The new rule is a good one and has the laudable goal of helping consumers pay off their credit card debt quicker. But doubling everyone's minimum amount due will almost certainly cause serious problems for folks who are struggling financially, and may even force people who otherwise would have been able to manage with the old 2% minimum standard into bankruptcy.

The new minimum payment rules are starting to kick-in with the credit cards I have. Monthly minimum payments that used to be $40 are now $80. This is OK with me, for I have been in the habit of paying 3 times the minimum amount due each month on my credit cards anyway. But I can't help but feel a little strained, because I always felt safe in the knowledge that I could always afford the minimum amount due if I ever experienced a financial meltdown. Now, I think that if I suddenly and unexpectedly ran into hard times, I might not be able to handle my monthly credit card payments. I wouldn't be forced into bankruptcy, but I would be forced to open more lines of credit in order to cope, and that's not a good thing.

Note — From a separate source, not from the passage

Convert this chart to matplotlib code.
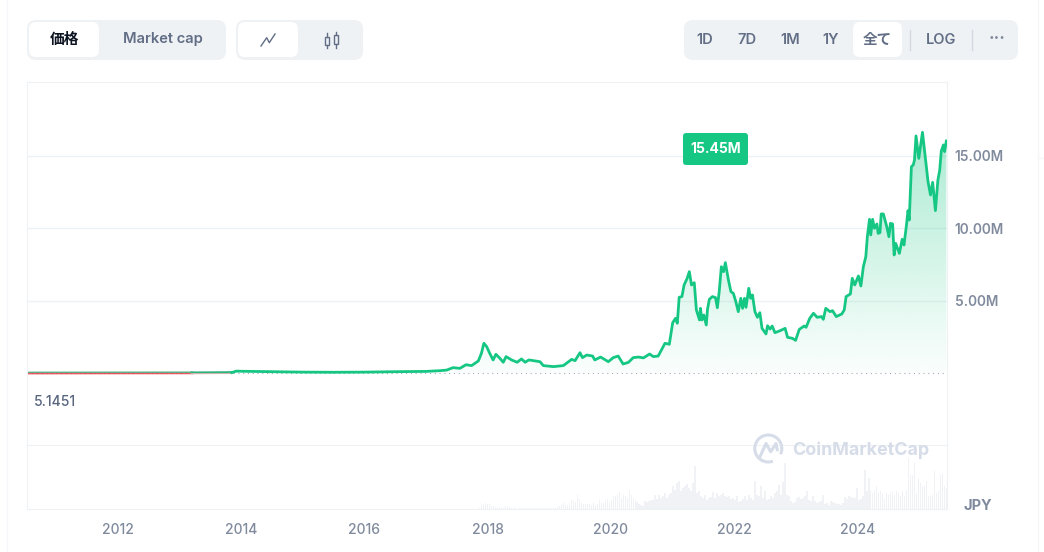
import numpy as np
import matplotlib
matplotlib.use('Agg')
import matplotlib.pyplot as plt
from matplotlib.patches import FancyBboxPatch, Rectangle, Arc

plt.rcParams['font.family'] = ['Inter', 'Noto Sans CJK JP', 'DejaVu Sans']

GREEN = '#16c784'
RED = '#ea3943'
GRID = '#eff2f5'
GREY = '#808a9d'
SLATE = '#616e85'

## price, million JPY
price_years = [2010.52, 2013.2, 2013.85, 2013.92, 2014.0, 2014.5, 2015.0, 2015.5, 2016.0, 2016.5, 2017.0,
    2017.23, 2017.335, 2017.44, 2017.55, 2017.65, 2017.74, 2017.85, 2017.90, 2017.94, 2017.985,
    2018.04, 2018.09, 2018.135, 2018.2, 2018.255, 2018.30, 2018.39, 2018.48, 2018.55, 2018.61,
    2018.67, 2018.85, 2018.905, 2019.07, 2019.23, 2019.28, 2019.365, 2019.42, 2019.50, 2019.54,
    2019.61, 2019.705, 2019.74, 2019.835, 2019.96, 2020.04, 2020.12, 2020.20, 2020.285, 2020.365,
    2020.45, 2020.53, 2020.63, 2020.69, 2020.77, 2020.88, 2020.95, 2021.005, 2021.05, 2021.08,
    2021.11, 2021.155, 2021.19, 2021.24, 2021.275, 2021.31, 2021.355, 2021.39, 2021.44, 2021.455,
    2021.48, 2021.51, 2021.55, 2021.57, 2021.60, 2021.65, 2021.70, 2021.73, 2021.76, 2021.795,
    2021.83, 2021.86, 2021.91, 2021.95, 2021.99, 2022.03, 2022.07, 2022.11, 2022.14, 2022.17,
    2022.195, 2022.24, 2022.27, 2022.30, 2022.34, 2022.38, 2022.42, 2022.455, 2022.52, 2022.545,
    2022.585, 2022.62, 2022.665, 2022.75, 2022.83, 2022.87, 2022.95, 2023.0, 2023.06, 2023.14,
    2023.17, 2023.23, 2023.29, 2023.35, 2023.42, 2023.45, 2023.49, 2023.56, 2023.60, 2023.66,
    2023.75, 2023.79, 2023.82, 2023.89, 2023.92, 2023.96, 2024.02, 2024.06, 2024.10, 2024.14,
    2024.165, 2024.20, 2024.22, 2024.25, 2024.28, 2024.32, 2024.34, 2024.37, 2024.39, 2024.425,
    2024.48, 2024.515, 2024.54, 2024.575, 2024.60, 2024.625, 2024.685, 2024.73, 2024.76, 2024.80,
    2024.825, 2024.845, 2024.88, 2024.91, 2024.93, 2024.955, 2025.0, 2025.06, 2025.11, 2025.15,
    2025.19, 2025.225, 2025.27, 2025.31, 2025.34, 2025.365, 2025.40, 2025.42, 2025.447]
price_values = [0.0, 0.01, 0.03, 0.13, 0.12, 0.09, 0.06, 0.05, 0.06, 0.09, 0.11,
    0.16, 0.2, 0.37, 0.32, 0.57, 0.51, 0.83, 1.36, 2.05, 1.82,
    1.31, 0.9, 1.29, 1.01, 0.74, 1.13, 0.9, 0.74, 0.97, 0.74,
    0.9, 0.78, 0.51, 0.44, 0.51, 0.67, 0.94, 0.85, 1.40, 1.06,
    1.24, 1.17, 0.9, 1.1, 0.78, 1.06, 1.17, 0.62, 0.73, 1.06,
    1.10, 1.04, 1.31, 1.13, 1.17, 2.05, 1.98, 3.47, 3.77, 3.43,
    5.22, 5.27, 6.07, 6.53, 6.99, 6.07, 6.23, 4.34, 3.66, 4.46,
    3.66, 4.0, 3.31, 4.39, 5.08, 5.27, 5.2, 4.5, 5.61, 7.33,
    6.99, 7.61, 6.41, 5.61, 5.49, 4.92, 4.23, 5.15, 4.46, 5.15,
    4.53, 5.84, 5.15, 5.38, 4.23, 3.84, 4.16, 3.08, 2.69, 3.26,
    3.03, 3.24, 2.78, 2.92, 3.08, 2.46, 2.39, 2.25, 3.01, 3.24,
    3.15, 3.77, 4.12, 3.84, 3.89, 3.70, 4.46, 4.23, 4.30, 3.89,
    4.07, 4.35, 5.27, 5.45, 6.53, 6.07, 6.69, 6.0, 7.33, 8.02,
    9.40, 10.6, 9.52, 10.6, 9.98, 10.28, 9.63, 9.68, 10.97, 10.97,
    10.09, 9.40, 10.32, 10.28, 8.14, 8.94, 8.25, 9.22, 8.83, 10.2,
    11.2, 10.55, 14.23, 14.35, 14.69, 16.35, 14.8, 16.6, 14.69, 13.2,
    12.28, 13.15, 11.2, 13.3, 14.0, 15.3, 15.73, 15.27, 16.0]

## volume, relative height, one bar roughly every 2 pixels from late 2017 on
volume_values = [0.5, 0.5, 0.5, 0.5, 0.5, 1.5, 4, 5, 6, 5, 5, 3, 3, 2, 2, 1, 1, 1, 3, 2, 2, 1, 1, 1, 0.5,
    1, 1.5, 1, 0.8, 0.8, 1, 0.8, 0.8, 0.8, 0.8, 1, 1.5, 1.5, 1, 0.8, 1, 1, 1.5, 1.5, 2, 3, 4, 6, 4, 4,
    4, 9, 8, 7, 14, 10, 6, 5, 5, 5, 5, 4, 6, 4, 5, 9, 6, 6, 8, 10, 6, 9, 13, 13, 15, 17, 11, 14, 13, 11,
    19, 14, 11, 9, 7,
    5, 4, 3, 8, 7, 8, 9, 9, 14, 10, 14, 11, 13, 16, 11, 14, 16, 23, 19, 26, 28, 18, 21, 23, 25, 21, 18,
    26, 43, 16, 18, 13, 11, 14, 9, 11, 12, 17, 11, 16, 13, 14, 16, 13, 12, 13, 10, 11, 9, 13, 7, 8, 10,
    13, 9, 14, 11, 9, 28, 14, 13, 23, 11, 18, 9, 10, 13, 11, 16, 18, 24, 14, 27, 46, 14, 13, 8, 6, 7, 11,
    12, 10, 11, 13, 18, 9, 8, 13, 8, 6, 7, 8, 14, 5, 6, 4, 8, 7, 6, 5, 5, 4, 6, 12, 10, 13, 12, 11, 11,
    21, 9, 10, 13, 39, 18, 31, 19, 16, 19, 23, 16, 18, 16, 10, 16, 14, 16, 18, 14, 18, 16, 13, 18, 13,
    19, 51, 34, 34, 46, 16, 31, 26, 23, 23, 28, 13, 13, 14, 38, 16, 18, 34, 36, 23, 21]

x_ticks = [2012, 2014, 2016, 2018, 2020, 2022, 2024]
y_ticks = [5, 10, 15]
y_labels = ['5.00M', '10.00M', '15.00M']

tab_labels = ['1D', '7D', '1M', '1Y', '全て', 'LOG']
tab_centers = [705, 747, 790, 831, 877, 941]

fig = plt.figure(figsize=(10.44, 5.52), dpi=100, facecolor='white')
W, H = 1044.0, 552.0

def pixel_axes(left, top, right, bottom):
    return fig.add_axes([left / W, 1 - bottom / H, (right - left) / W, (bottom - top) / H])

xlim = (2010.523, 2025.458)

## price panel
ax = pixel_axes(27, 82, 947, 445)
ax.set_xlim(xlim)
ax.set_ylim(-4.966, 20.07)
ax.set_facecolor('none')
ax.grid(axis='y', color=GRID, linewidth=1)
ax.set_axisbelow(True)
ax.axhline(0, color='#9aa5ba', linewidth=0.75, linestyle=(0, (1, 3.6)), zorder=1.5)

years = np.array(price_years)
values = np.array(price_values)

# gradient under the line
fill = ax.fill_between(years, 0, values, color='none')
alpha = np.linspace(0.36, 0.02, 256)
rgba = np.zeros((256, 1, 4))
rgba[..., :3] = matplotlib.colors.to_rgb(GREEN)
rgba[..., 3] = alpha[:, None]
im = ax.imshow(rgba, extent=(xlim[0], xlim[1], 0, 16.6), aspect='auto', zorder=1, origin='upper')
im.set_clip_path(fill.get_paths()[0], transform=ax.transData)
ax.set_xlim(xlim)
ax.set_ylim(-4.966, 20.07)

# below the baseline the flat early stretch shows red, green above
low, = ax.plot(years[:2], values[:2], color=RED, alpha=0.85, linewidth=2, zorder=2)
low.set_clip_path(Rectangle((xlim[0], -1), 20, 1, transform=ax.transData))
fade, = ax.plot(years[1:3], values[1:3], color='#cdb3ac', linewidth=2, zorder=2)
fade.set_clip_path(Rectangle((xlim[0], -1), 20, 1, transform=ax.transData))
flat, = ax.plot(years[:2], values[:2], color='#5fb088', linewidth=2, zorder=2)
flat.set_clip_path(Rectangle((xlim[0], 0), 20, 5, transform=ax.transData))
ramp, = ax.plot(years[1:3], values[1:3], color='#2fb37e', linewidth=2, zorder=2)
ramp.set_clip_path(Rectangle((xlim[0], 0), 20, 5, transform=ax.transData))
ax.plot(years[2:], values[2:], color=GREEN, linewidth=2, zorder=3, solid_joinstyle='round')

ax.set_yticks(y_ticks)
ax.set_yticklabels(y_labels, fontsize=9.8, fontweight='semibold', color=GREY)
ax.yaxis.tick_right()
ax.tick_params(axis='y', length=0, pad=5.5)
ax.set_xticks([])
ax.spines['bottom'].set_visible(False)
for side in ['left', 'right', 'top']:
    ax.spines[side].set_color(GRID)

## volume panel
vol = pixel_axes(27, 445, 947, 509)
vol.set_xlim(xlim)
vol.set_ylim(0, 64)
vol_x = np.linspace(2017.71, 2025.45, len(volume_values))
vol.bar(vol_x, volume_values, width=(vol_x[1] - vol_x[0]) * 0.8, color='#f0f2f6', linewidth=0)
vol.set_yticks([])
vol.set_xticks(x_ticks)
vol.set_xticklabels([str(y) for y in x_ticks], fontsize=10, fontweight='medium', color=GREY)
vol.tick_params(axis='x', length=0, pad=10)
for spine in vol.spines.values():
    spine.set_color(GRID)

## everything else is page furniture, in pixel coordinates
ui = fig.add_axes([0, 0, 1, 1])
ui.set_xlim(0, W)
ui.set_ylim(H, 0)
ui.axis('off')
ui.patch.set_visible(False)

def box(x0, y0, x1, y1, r, color):
    ui.add_patch(FancyBboxPatch((x0 + r, y0 + r), x1 - x0 - 2 * r, y1 - y0 - 2 * r,
                                boxstyle='round,pad=%f' % r, facecolor=color, edgecolor='none'))

ui.plot([6.5, 6.5], [0, H], color='#f5f6f9', lw=1)
ui.plot([1038, 1038], [0, H], color='#f5f6f9', lw=1)
ui.plot([1038, W], [158, 158], color='#f6f7f9', lw=1)

box(27, 20, 226, 60, 9, GRID)
box(29, 22, 99, 57, 7, 'white')
ui.text(64.5, 39.5, '価格', ha='center', va='center', fontsize=10.6, fontweight='bold', color='#0d1421')
ui.text(163, 39.5, 'Market cap', ha='center', va='center', fontsize=10.6, fontweight='semibold', color=SLATE)

box(236, 20, 363, 60, 9, GRID)
box(238, 22, 298, 57, 7, 'white')
ui.plot([261, 266.7, 269.3, 275], [46, 37.7, 42.7, 34], color=SLATE, lw=1)
for x0, top, bot, w0, w1 in [(324.5, 37, 45, 33, 48), (333.5, 35, 44, 32, 48)]:
    ui.add_patch(Rectangle((x0, top), 4.5, bot - top, facecolor='none', edgecolor=SLATE, lw=1))
    ui.plot([x0 + 2.25] * 2, [w0, top], color=SLATE, lw=1)
    ui.plot([x0 + 2.25] * 2, [bot, w1], color=SLATE, lw=1)

box(684, 20, 1018, 60, 9, GRID)
box(853, 22, 902, 57, 7, 'white')
for label, cx in zip(tab_labels, tab_centers):
    ui.text(cx, 39.5, label, ha='center', va='center', fontsize=10.5, fontweight='semibold', color=SLATE)
ui.text(997, 39.5, '···', ha='center', va='center', fontsize=12.5, fontweight='bold', color=GREY)
for x in [909.5, 971.5]:
    ui.plot([x, x], [30, 50], color='#d3d8e1', lw=1)

box(683, 133, 748, 165, 3, GREEN)
ui.text(715.5, 149, '15.45M', ha='center', va='center', fontsize=10, fontweight='bold', color='white')
ui.text(34, 402, '5.1451', ha='left', va='center', fontsize=10, fontweight='medium', color='#58667e')
ui.text(978, 505.5, 'JPY', ha='center', va='center', fontsize=10.5, fontweight='bold', color=GREY)

# CoinMarketCap watermark
MARK = '#d6dce8'
ui.add_patch(Arc((768.3, 448.5), 27, 27, theta1=70, theta2=25, color=MARK, lw=2.2))
ui.plot([760, 766, 770.7, 776, 777.3], [456.7, 443.5, 451.7, 443.5, 450], color=MARK, lw=2.2,
        solid_joinstyle='round', solid_capstyle='round')
ui.text(792, 450, 'CoinMarketCap', ha='left', va='center', fontsize=12.9, fontweight='bold', color=MARK)

plt.savefig('out.png', dpi=100)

A few days ago, I decided to take advantage of a Citibank balance transfer offer: 3.99% APR for the life of the transferred balance until the transferred balance is paid in full. A decent deal, which will certainly save me a lot in interest charges, and so far I haven't had any problems with any of the Citibank credit card accounts I have, so I think it was the right move. Of course, I now have to stop shopping with my favorite Citibank card, because all payments I send in for this card will now go toward paying down the transferred balance, leaving all new purchases subject to interest charges @ the standard rate (which for this card is 9.49%.) And if I slip-up and make a purchase on this card, the only way to stop the interest from piling up @ the standard rate is by paying off my entire credit card balance, and I don't have that kind of money right now. So the balance transfer game continues.

My latest credit card balance transfer transaction has enabled me to completely payoff (well, not exactly "pay off," but you know what I mean) my Providian and my Chase credit card accounts. I am, therefore, expecting both credit card companies to respond my empty accounts by offering me some great balance transfer deals in the near future. Will I take advantage of them? Probably! The last time I paid off my Providian account, they offered me an irresistible deal: 1.99% APR on transferred balances until the transferred balance is paid in full. That's a killer deal, and I'm hoping that they offer it again.